I've always simplifed first before simplifying expressions. I have yet to 'not need' the simpler version.

Answer 13

Although there was that one problem I did....

Answer 14

Help me with this one please Using complete sentences, describe how you would check the quotient of two rational expressions. Create and demonstrate your own example of this concept.

Answer 15

Fair enough:

\(\dfrac{y^{2} - 2y}{y} = 0\) -- Solve for \(y^{2}\)

Answer 16

The entire question please >1/2

Answer 17

If you're solving for \(y^2\) then you're solving for \(y^2\). It would make no sense to simplify in this case.

Answer 18

That's why we say simplify (if necessary) usually.

Answer 19

So, you're buying it? :-)

Answer 20

In this case, it isn't necessary

Answer 21

Oh so you are trying to trick me huh.

Answer 22

@tkhunny I sm talking to you not @Hero

Answer 23

However, suppose someone did decide to simplify first. They would get

y - 2 = 0
y = 2

Then multiply both sides by y to get
y^2 = 2y

So...same difference

Answer 24

@magbak Just trying to be thorough. You'll be the only one in your class with a counter example to the original premise. :-)

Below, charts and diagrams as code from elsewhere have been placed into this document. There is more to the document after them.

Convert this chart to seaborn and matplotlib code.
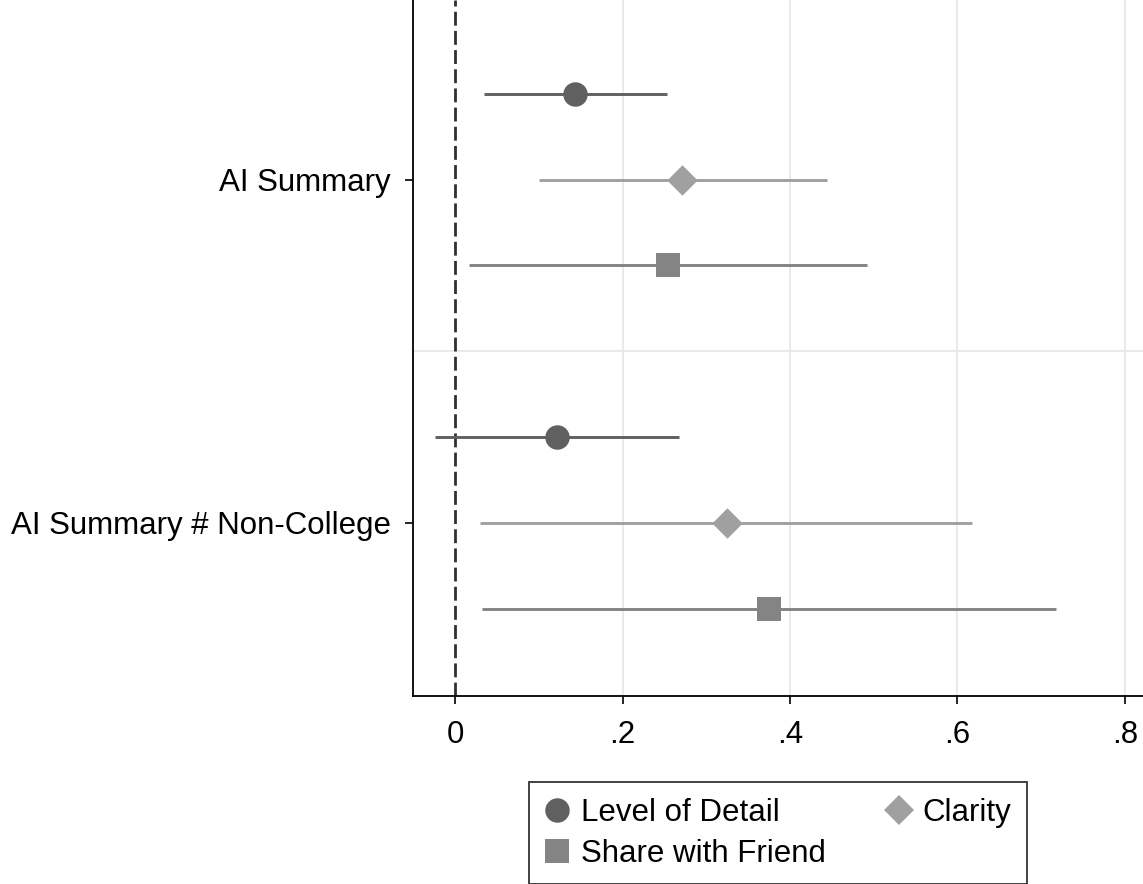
import seaborn as sns
import matplotlib.pyplot as plt
import pandas as pd
from matplotlib.lines import Line2D

sns.set_style("white")
plt.rcParams['font.family'] = ['Liberation Sans', 'DejaVu Sans']
plt.rcParams['text.color'] = 'black'
plt.rcParams['xtick.color'] = 'black'
plt.rcParams['ytick.color'] = 'black'
plt.rcParams['xtick.labelcolor'] = 'black'
plt.rcParams['ytick.labelcolor'] = 'black'

# coefficients
terms = ["AI Summary", "AI Summary # Non-College"]
outcomes = ["Level of Detail", "Clarity", "Share with Friend"]
coef = {
    "Level of Detail": [0.143, 0.122],
    "Clarity": [0.271, 0.325],
    "Share with Friend": [0.254, 0.375],
}
ci_low = {
    "Level of Detail": [0.035, -0.024],
    "Clarity": [0.100, 0.030],
    "Share with Friend": [0.017, 0.032],
}
ci_high = {
    "Level of Detail": [0.253, 0.267],
    "Clarity": [0.444, 0.617],
    "Share with Friend": [0.492, 0.718],
}
xticks = [0, 0.2, 0.4, 0.6, 0.8]
xticklabels = ["0", ".2", ".4", ".6", ".8"]

colors = {"Level of Detail": "#606060", "Clarity": "#a0a0a0", "Share with Friend": "#848484"}
markers = {"Level of Detail": "o", "Clarity": "D", "Share with Friend": "s"}
msize = {"Level of Detail": 310, "Clarity": 240, "Share with Friend": 300}
offsets = {"Level of Detail": -0.25, "Clarity": 0.0, "Share with Friend": 0.25}

rows = []
for o in outcomes:
    for i, t in enumerate(terms):
        rows.append({"term": t, "outcome": o, "coef": coef[o][i],
                     "lo": ci_low[o][i], "hi": ci_high[o][i],
                     "y": i + offsets[o]})
df = pd.DataFrame(rows)

fig = plt.figure(figsize=(11.43, 8.84), dpi=100)
ax = fig.add_axes([0.3613, 0.2127, 0.6387, 0.7873])

# grid
for xv in xticks[1:]:
    ax.axvline(xv, color="#e6e6e6", lw=1.2, zorder=0)
ax.axhline(0.5, color="#e6e6e6", lw=1.2, zorder=0)
ax.axvline(0, color="#303030", lw=2.0, dashes=(5, 1.9), zorder=1)

for o in outcomes:
    d = df[df.outcome == o]
    ax.hlines(d["y"], d["lo"], d["hi"], color=colors[o], lw=2.1, zorder=2)
    sns.scatterplot(data=d, x="coef", y="y", color=colors[o], marker=markers[o],
                    s=msize[o], linewidth=0, ax=ax, zorder=3, legend=False)

ax.set_xlim(-0.0502, 0.8215)
ax.set_ylim(1.5036, -0.5226)
ax.set_xticks(xticks)
ax.set_xticklabels(xticklabels)
ax.set_yticks(range(len(terms)))
ax.set_yticklabels(terms)
ax.set_xlabel("")
ax.set_ylabel("")
ax.tick_params(axis="both", labelsize=22.5, length=6, width=1.2, color="black",
               labelcolor="black", direction="out")
ax.tick_params(axis="y", pad=10)
ax.tick_params(axis="x", pad=11)
ax.tick_params(left=True, bottom=True)
for s in ["top", "right"]:
    ax.spines[s].set_visible(False)
for s in ["left", "bottom"]:
    ax.spines[s].set_color("black")
    ax.spines[s].set_linewidth(1.3)

# legend, row-major order like the reference
handles = {
    o: Line2D([], [], linestyle="none", marker=markers[o], color=colors[o],
              markersize=(msize[o] ** 0.5), markeredgewidth=0)
    for o in outcomes
}
order = ["Level of Detail", "Share with Friend", "Clarity"]
leg = fig.legend([handles[o] for o in order], order, ncol=2, loc="upper center",
                 bbox_to_anchor=(778 / 1143, 1 - 782 / 884), fontsize=22.5,
                 frameon=True, fancybox=False, edgecolor="black",
                 handletextpad=0.35, columnspacing=1.95, handlelength=0.8,
                 borderpad=0.5, labelspacing=0.35, borderaxespad=0)
leg.get_frame().set_linewidth(1.3)
for t in leg.get_texts():
    t.set_color("black")

fig.savefig("out.png", dpi=100)
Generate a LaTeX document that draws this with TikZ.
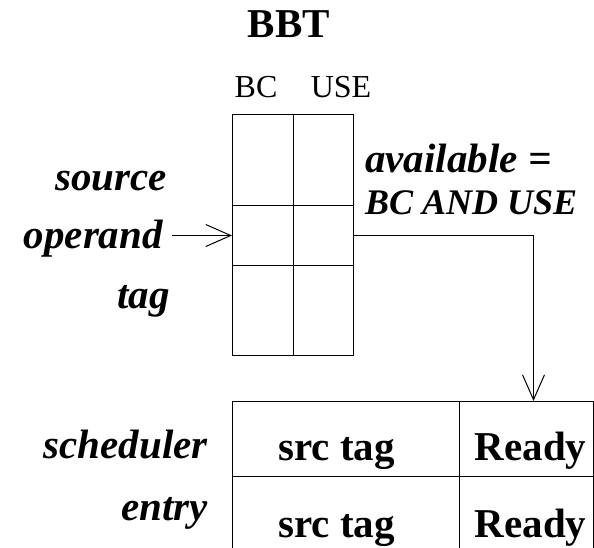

@hero For sure. Unique answers don't care how you find them?

Answer 25

I was hoping to get a answer to my question not to get lost in a mathematical argument

Answer 26

This isn't a mathematical argument per se.

Answer 27

It is not so where is my answer in all of this. I am not trying to be rude or anything.

Answer 28

Okay, without the finer points:

Simplification prior to multiplication keeps all expressions smaller and more manageable.

How's that?

Answer 29

Is this for the second question or the main post I already understood the main question not the second question.

Answer 30

On the other hand:

\(\dfrac{x^{2}-1}{x+1}\cdot\dfrac{x-1}{x^{2}-1}\)

I would NOT simplify that one factor at a time.

Answer 31

What do you mean by that @tkhunny?

Answer 32

\(\dfrac{x^{2} - 1}{x^{2} - 1}\cdot\dfrac{x-1}{x+1} = \dfrac{x-1}{x+1}\)

Much better way to go.

Answer 33

That's still simplification in my opinion. You didn't expand or multiply.

Answer 34

The premise is "simplifying rational expressions before multiplying. " I eliminated the multiplication (or reduced the multiplicand to unity.)

Answer 35

Yet another reason for simplifying. In cases such as this, you may not even have to multiply anything.

Answer 36

@magbak " Create and demonstrate YOUR OWN example of this concept. " (bold added)

No one can help you with this.

Answer 37

WHY NOT YOU ARE SO LAYZY

Answer 38

And you're not @magbak?

Answer 39

I'm not in your head.

Answer 40

I am just joking I am probably the most laziest person on earth after a couch potato.

Answer 41

Joke accepted. Now, get to work on that example.